[What to do]
Return verbatim everything from the first line through the line that contains "var bactErrors = [0.0037, 0.003, 0.0024, 0.0025, 0.0023];", and stop there.

■ ■ ■ ■ ■

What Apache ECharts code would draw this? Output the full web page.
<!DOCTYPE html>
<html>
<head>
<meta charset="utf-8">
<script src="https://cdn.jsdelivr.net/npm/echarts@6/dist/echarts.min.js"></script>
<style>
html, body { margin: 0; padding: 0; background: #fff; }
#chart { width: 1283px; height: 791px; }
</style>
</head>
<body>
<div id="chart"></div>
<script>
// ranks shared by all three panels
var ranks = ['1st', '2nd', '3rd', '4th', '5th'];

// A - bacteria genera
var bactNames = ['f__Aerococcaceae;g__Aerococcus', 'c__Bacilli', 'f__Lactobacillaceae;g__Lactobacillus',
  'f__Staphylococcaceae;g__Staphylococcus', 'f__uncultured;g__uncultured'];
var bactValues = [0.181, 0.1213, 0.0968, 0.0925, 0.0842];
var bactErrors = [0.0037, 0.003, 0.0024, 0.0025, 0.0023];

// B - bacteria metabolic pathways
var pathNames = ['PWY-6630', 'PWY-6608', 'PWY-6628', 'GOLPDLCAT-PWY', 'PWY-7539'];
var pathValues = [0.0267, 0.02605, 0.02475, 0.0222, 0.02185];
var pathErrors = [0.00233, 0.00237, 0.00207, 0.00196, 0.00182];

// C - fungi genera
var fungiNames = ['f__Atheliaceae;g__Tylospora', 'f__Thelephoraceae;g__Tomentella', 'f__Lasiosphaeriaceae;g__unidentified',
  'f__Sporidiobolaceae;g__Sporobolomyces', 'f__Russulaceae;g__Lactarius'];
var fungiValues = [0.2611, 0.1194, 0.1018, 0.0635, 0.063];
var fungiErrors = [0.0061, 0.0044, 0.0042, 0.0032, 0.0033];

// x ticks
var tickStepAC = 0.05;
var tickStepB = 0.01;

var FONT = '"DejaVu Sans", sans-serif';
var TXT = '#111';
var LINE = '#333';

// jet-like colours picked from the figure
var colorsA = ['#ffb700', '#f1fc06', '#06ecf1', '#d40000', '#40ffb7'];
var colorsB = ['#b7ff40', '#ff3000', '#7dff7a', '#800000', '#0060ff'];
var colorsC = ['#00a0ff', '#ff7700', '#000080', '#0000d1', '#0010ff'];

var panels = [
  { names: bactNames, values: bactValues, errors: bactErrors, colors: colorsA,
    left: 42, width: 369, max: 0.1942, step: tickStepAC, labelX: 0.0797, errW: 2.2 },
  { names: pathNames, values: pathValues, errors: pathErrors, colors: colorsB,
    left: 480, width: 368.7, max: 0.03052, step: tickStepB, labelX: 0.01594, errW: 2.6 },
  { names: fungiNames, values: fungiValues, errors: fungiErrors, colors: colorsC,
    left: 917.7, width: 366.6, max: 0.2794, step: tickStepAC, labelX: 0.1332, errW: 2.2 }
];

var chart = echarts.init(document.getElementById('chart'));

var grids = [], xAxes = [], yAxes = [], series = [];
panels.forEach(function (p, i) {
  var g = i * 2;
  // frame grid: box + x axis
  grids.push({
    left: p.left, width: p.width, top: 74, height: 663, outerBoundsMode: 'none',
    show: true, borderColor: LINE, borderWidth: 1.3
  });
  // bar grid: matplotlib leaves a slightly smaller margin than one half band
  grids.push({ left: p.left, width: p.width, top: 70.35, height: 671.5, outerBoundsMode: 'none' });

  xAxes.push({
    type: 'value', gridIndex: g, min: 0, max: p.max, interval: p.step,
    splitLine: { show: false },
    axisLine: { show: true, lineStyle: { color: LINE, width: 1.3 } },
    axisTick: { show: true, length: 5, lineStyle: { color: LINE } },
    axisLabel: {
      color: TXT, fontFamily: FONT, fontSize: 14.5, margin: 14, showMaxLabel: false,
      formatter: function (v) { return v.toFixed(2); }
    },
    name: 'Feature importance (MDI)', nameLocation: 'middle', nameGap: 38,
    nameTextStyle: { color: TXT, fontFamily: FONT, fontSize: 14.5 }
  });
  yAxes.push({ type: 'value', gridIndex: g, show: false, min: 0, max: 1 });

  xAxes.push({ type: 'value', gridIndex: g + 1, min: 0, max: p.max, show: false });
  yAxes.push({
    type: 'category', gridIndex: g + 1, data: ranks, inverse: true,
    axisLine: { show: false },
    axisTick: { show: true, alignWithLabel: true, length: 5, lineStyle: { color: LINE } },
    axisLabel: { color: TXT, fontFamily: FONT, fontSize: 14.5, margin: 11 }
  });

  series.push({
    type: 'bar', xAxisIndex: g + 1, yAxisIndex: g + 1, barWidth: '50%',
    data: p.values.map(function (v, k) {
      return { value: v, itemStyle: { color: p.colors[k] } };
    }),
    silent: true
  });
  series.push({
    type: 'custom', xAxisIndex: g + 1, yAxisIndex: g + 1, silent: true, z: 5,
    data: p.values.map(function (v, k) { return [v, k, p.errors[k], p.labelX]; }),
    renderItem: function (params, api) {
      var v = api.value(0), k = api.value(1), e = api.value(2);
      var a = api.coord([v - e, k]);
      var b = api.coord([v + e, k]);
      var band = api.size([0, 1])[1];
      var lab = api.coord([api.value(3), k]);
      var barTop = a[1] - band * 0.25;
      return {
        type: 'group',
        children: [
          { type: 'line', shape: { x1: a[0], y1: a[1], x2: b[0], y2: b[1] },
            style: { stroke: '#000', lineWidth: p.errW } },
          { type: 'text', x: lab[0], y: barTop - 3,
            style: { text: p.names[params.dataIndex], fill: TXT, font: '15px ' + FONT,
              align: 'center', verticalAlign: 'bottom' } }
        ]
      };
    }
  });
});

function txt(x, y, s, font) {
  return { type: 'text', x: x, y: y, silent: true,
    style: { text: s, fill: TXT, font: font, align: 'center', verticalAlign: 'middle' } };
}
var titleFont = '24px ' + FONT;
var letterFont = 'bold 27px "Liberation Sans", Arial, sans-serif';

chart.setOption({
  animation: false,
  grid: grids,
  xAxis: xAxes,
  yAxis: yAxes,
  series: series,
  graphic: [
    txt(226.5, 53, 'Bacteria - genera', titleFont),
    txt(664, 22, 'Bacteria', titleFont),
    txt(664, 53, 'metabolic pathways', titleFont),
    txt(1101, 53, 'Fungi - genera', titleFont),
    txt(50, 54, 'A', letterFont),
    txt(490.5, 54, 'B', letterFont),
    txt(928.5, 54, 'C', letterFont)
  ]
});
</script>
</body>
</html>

■ ■ ■ ■ ■

[Answer below]
What Apache ECharts code would draw this? Output the full web page.
<!DOCTYPE html>
<html>
<head>
<meta charset="utf-8">
<script src="https://cdn.jsdelivr.net/npm/echarts@6/dist/echarts.min.js"></script>
<style>
html, body { margin: 0; padding: 0; background: #fff; }
#chart { width: 1283px; height: 791px; }
</style>
</head>
<body>
<div id="chart"></div>
<script>
// ranks shared by all three panels
var ranks = ['1st', '2nd', '3rd', '4th', '5th'];

// A - bacteria genera
var bactNames = ['f__Aerococcaceae;g__Aerococcus', 'c__Bacilli', 'f__Lactobacillaceae;g__Lactobacillus',
  'f__Staphylococcaceae;g__Staphylococcus', 'f__uncultured;g__uncultured'];
var bactValues = [0.181, 0.1213, 0.0968, 0.0925, 0.0842];
var bactErrors = [0.0037, 0.003, 0.0024, 0.0025, 0.0023];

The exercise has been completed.